**Challenge**:
Please transcribe the data that follows without the pictures, keeping every word the same.

**Recorded information**:
§

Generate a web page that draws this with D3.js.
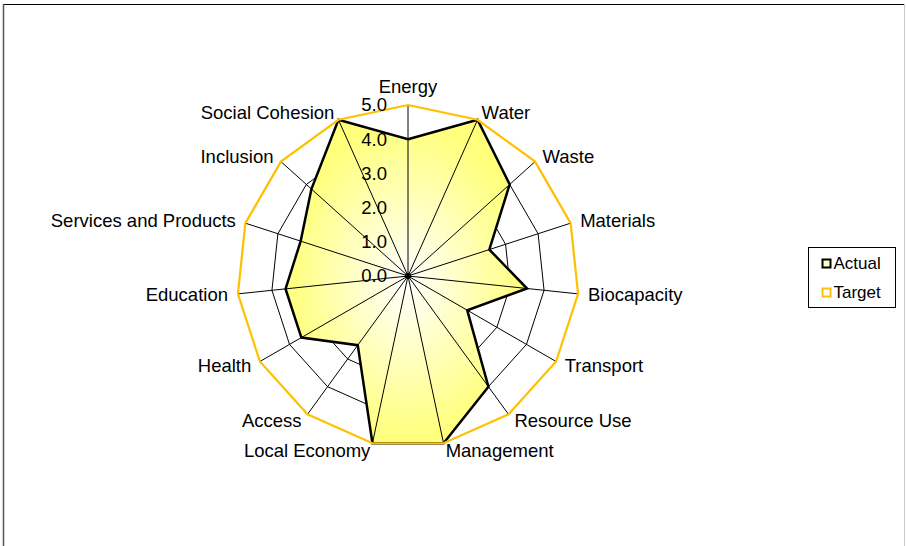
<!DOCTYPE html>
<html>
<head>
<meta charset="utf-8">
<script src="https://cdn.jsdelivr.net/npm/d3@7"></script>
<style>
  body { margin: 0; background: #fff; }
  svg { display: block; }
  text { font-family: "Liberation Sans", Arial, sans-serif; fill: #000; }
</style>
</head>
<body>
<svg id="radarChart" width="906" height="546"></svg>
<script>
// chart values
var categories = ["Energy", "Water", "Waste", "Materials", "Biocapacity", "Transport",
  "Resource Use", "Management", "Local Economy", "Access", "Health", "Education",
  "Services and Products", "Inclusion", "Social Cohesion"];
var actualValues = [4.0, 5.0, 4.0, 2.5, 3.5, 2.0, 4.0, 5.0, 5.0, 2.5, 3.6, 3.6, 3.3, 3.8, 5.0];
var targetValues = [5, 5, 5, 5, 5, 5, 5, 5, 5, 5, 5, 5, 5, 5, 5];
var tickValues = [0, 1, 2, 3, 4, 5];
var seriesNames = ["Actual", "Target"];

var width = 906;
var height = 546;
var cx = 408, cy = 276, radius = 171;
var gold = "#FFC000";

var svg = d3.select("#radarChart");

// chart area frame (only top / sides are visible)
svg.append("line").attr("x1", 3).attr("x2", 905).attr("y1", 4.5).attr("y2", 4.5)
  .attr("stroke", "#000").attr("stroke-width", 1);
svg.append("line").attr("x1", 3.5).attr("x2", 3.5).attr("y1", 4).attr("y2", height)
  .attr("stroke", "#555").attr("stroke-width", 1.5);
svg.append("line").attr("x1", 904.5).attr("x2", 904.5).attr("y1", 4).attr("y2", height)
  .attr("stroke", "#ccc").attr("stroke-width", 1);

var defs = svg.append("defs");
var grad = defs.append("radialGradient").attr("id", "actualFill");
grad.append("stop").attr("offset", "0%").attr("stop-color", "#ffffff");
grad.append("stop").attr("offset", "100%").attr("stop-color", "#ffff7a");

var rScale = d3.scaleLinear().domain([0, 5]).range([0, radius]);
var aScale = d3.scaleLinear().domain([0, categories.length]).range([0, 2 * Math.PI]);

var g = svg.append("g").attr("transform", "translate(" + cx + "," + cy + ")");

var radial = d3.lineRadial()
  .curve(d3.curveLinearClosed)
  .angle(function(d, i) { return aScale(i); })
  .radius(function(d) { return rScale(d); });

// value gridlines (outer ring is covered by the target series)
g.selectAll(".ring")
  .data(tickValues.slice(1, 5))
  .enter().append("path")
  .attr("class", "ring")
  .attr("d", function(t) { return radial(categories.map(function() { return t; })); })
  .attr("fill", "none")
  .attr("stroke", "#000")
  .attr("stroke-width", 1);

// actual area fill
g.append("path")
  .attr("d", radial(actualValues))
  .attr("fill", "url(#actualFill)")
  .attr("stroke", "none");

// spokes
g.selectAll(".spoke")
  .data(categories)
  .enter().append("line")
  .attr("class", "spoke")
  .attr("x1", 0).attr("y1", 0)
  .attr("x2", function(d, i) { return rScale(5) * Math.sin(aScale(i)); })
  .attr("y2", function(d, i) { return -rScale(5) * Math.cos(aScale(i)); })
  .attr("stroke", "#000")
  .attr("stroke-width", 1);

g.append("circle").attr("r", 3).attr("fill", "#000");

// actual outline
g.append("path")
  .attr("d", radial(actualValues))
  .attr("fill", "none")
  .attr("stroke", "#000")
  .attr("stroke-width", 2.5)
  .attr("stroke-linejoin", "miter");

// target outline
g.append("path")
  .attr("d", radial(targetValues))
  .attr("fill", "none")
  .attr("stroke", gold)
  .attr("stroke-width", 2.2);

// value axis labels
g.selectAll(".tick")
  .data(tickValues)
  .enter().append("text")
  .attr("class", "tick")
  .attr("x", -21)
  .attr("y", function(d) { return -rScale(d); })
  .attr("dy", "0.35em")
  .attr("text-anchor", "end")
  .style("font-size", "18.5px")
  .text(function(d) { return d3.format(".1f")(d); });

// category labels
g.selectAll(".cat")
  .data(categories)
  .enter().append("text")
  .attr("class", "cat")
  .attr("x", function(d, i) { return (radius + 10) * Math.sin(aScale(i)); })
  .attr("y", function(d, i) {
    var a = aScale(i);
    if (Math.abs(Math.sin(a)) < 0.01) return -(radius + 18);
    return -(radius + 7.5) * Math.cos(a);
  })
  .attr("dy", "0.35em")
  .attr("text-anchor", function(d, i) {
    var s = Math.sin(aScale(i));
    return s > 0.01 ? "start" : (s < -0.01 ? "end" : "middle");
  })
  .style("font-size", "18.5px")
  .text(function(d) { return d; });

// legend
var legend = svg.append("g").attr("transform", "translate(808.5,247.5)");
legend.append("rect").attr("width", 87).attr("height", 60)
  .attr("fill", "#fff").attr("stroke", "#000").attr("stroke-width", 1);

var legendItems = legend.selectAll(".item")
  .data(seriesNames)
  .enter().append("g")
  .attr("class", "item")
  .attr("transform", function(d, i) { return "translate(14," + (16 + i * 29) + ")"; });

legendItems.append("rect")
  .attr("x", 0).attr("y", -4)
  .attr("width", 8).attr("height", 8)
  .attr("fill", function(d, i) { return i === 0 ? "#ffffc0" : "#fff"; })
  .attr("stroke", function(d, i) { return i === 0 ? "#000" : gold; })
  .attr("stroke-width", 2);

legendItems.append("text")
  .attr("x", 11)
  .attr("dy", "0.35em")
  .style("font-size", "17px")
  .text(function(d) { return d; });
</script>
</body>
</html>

§

**Result of the task**:
Generate a web page that draws this with D3.js.
<!DOCTYPE html>
<html>
<head>
<meta charset="utf-8">
<script src="https://cdn.jsdelivr.net/npm/d3@7"></script>
<style>
  body { margin: 0; background: #fff; }
  svg { display: block; }
  text { font-family: "Liberation Sans", Arial, sans-serif; fill: #000; }
</style>
</head>
<body>
<svg id="radarChart" width="906" height="546"></svg>
<script>
// chart values
var categories = ["Energy", "Water", "Waste", "Materials", "Biocapacity", "Transport",
  "Resource Use", "Management", "Local Economy", "Access", "Health", "Education",
  "Services and Products", "Inclusion", "Social Cohesion"];
var actualValues = [4.0, 5.0, 4.0, 2.5, 3.5, 2.0, 4.0, 5.0, 5.0, 2.5, 3.6, 3.6, 3.3, 3.8, 5.0];
var targetValues = [5, 5, 5, 5, 5, 5, 5, 5, 5, 5, 5, 5, 5, 5, 5];
var tickValues = [0, 1, 2, 3, 4, 5];
var seriesNames = ["Actual", "Target"];

var width = 906;
var height = 546;
var cx = 408, cy = 276, radius = 171;
var gold = "#FFC000";

var svg = d3.select("#radarChart");

// chart area frame (only top / sides are visible)
svg.append("line").attr("x1", 3).attr("x2", 905).attr("y1", 4.5).attr("y2", 4.5)
  .attr("stroke", "#000").attr("stroke-width", 1);
svg.append("line").attr("x1", 3.5).attr("x2", 3.5).attr("y1", 4).attr("y2", height)
  .attr("stroke", "#555").attr("stroke-width", 1.5);
svg.append("line").attr("x1", 904.5).attr("x2", 904.5).attr("y1", 4).attr("y2", height)
  .attr("stroke", "#ccc").attr("stroke-width", 1);

var defs = svg.append("defs");
var grad = defs.append("radialGradient").attr("id", "actualFill");
grad.append("stop").attr("offset", "0%").attr("stop-color", "#ffffff");
grad.append("stop").attr("offset", "100%").attr("stop-color", "#ffff7a");

var rScale = d3.scaleLinear().domain([0, 5]).range([0, radius]);
var aScale = d3.scaleLinear().domain([0, categories.length]).range([0, 2 * Math.PI]);

var g = svg.append("g").attr("transform", "translate(" + cx + "," + cy + ")");

var radial = d3.lineRadial()
  .curve(d3.curveLinearClosed)
  .angle(function(d, i) { return aScale(i); })
  .radius(function(d) { return rScale(d); });

// value gridlines (outer ring is covered by the target series)
g.selectAll(".ring")
  .data(tickValues.slice(1, 5))
  .enter().append("path")
  .attr("class", "ring")
  .attr("d", function(t) { return radial(categories.map(function() { return t; })); })
  .attr("fill", "none")
  .attr("stroke", "#000")
  .attr("stroke-width", 1);

// actual area fill
g.append("path")
  .attr("d", radial(actualValues))
  .attr("fill", "url(#actualFill)")
  .attr("stroke", "none");

// spokes
g.selectAll(".spoke")
  .data(categories)
  .enter().append("line")
  .attr("class", "spoke")
  .attr("x1", 0).attr("y1", 0)
  .attr("x2", function(d, i) { return rScale(5) * Math.sin(aScale(i)); })
  .attr("y2", function(d, i) { return -rScale(5) * Math.cos(aScale(i)); })
  .attr("stroke", "#000")
  .attr("stroke-width", 1);

g.append("circle").attr("r", 3).attr("fill", "#000");

// actual outline
g.append("path")
  .attr("d", radial(actualValues))
  .attr("fill", "none")
  .attr("stroke", "#000")
  .attr("stroke-width", 2.5)
  .attr("stroke-linejoin", "miter");

// target outline
g.append("path")
  .attr("d", radial(targetValues))
  .attr("fill", "none")
  .attr("stroke", gold)
  .attr("stroke-width", 2.2);

// value axis labels
g.selectAll(".tick")
  .data(tickValues)
  .enter().append("text")
  .attr("class", "tick")
  .attr("x", -21)
  .attr("y", function(d) { return -rScale(d); })
  .attr("dy", "0.35em")
  .attr("text-anchor", "end")
  .style("font-size", "18.5px")
  .text(function(d) { return d3.format(".1f")(d); });

// category labels
g.selectAll(".cat")
  .data(categories)
  .enter().append("text")
  .attr("class", "cat")
  .attr("x", function(d, i) { return (radius + 10) * Math.sin(aScale(i)); })
  .attr("y", function(d, i) {
    var a = aScale(i);
    if (Math.abs(Math.sin(a)) < 0.01) return -(radius + 18);
    return -(radius + 7.5) * Math.cos(a);
  })
  .attr("dy", "0.35em")
  .attr("text-anchor", function(d, i) {
    var s = Math.sin(aScale(i));
    return s > 0.01 ? "start" : (s < -0.01 ? "end" : "middle");
  })
  .style("font-size", "18.5px")
  .text(function(d) { return d; });

// legend
var legend = svg.append("g").attr("transform", "translate(808.5,247.5)");
legend.append("rect").attr("width", 87).attr("height", 60)
  .attr("fill", "#fff").attr("stroke", "#000").attr("stroke-width", 1);

var legendItems = legend.selectAll(".item")
  .data(seriesNames)
  .enter().append("g")
  .attr("class", "item")
  .attr("transform", function(d, i) { return "translate(14," + (16 + i * 29) + ")"; });

legendItems.append("rect")
  .attr("x", 0).attr("y", -4)
  .attr("width", 8).attr("height", 8)
  .attr("fill", function(d, i) { return i === 0 ? "#ffffc0" : "#fff"; })
  .attr("stroke", function(d, i) { return i === 0 ? "#000" : gold; })
  .attr("stroke-width", 2);

legendItems.append("text")
  .attr("x", 11)
  .attr("dy", "0.35em")
  .style("font-size", "17px")
  .text(function(d) { return d; });
</script>
</body>
</html>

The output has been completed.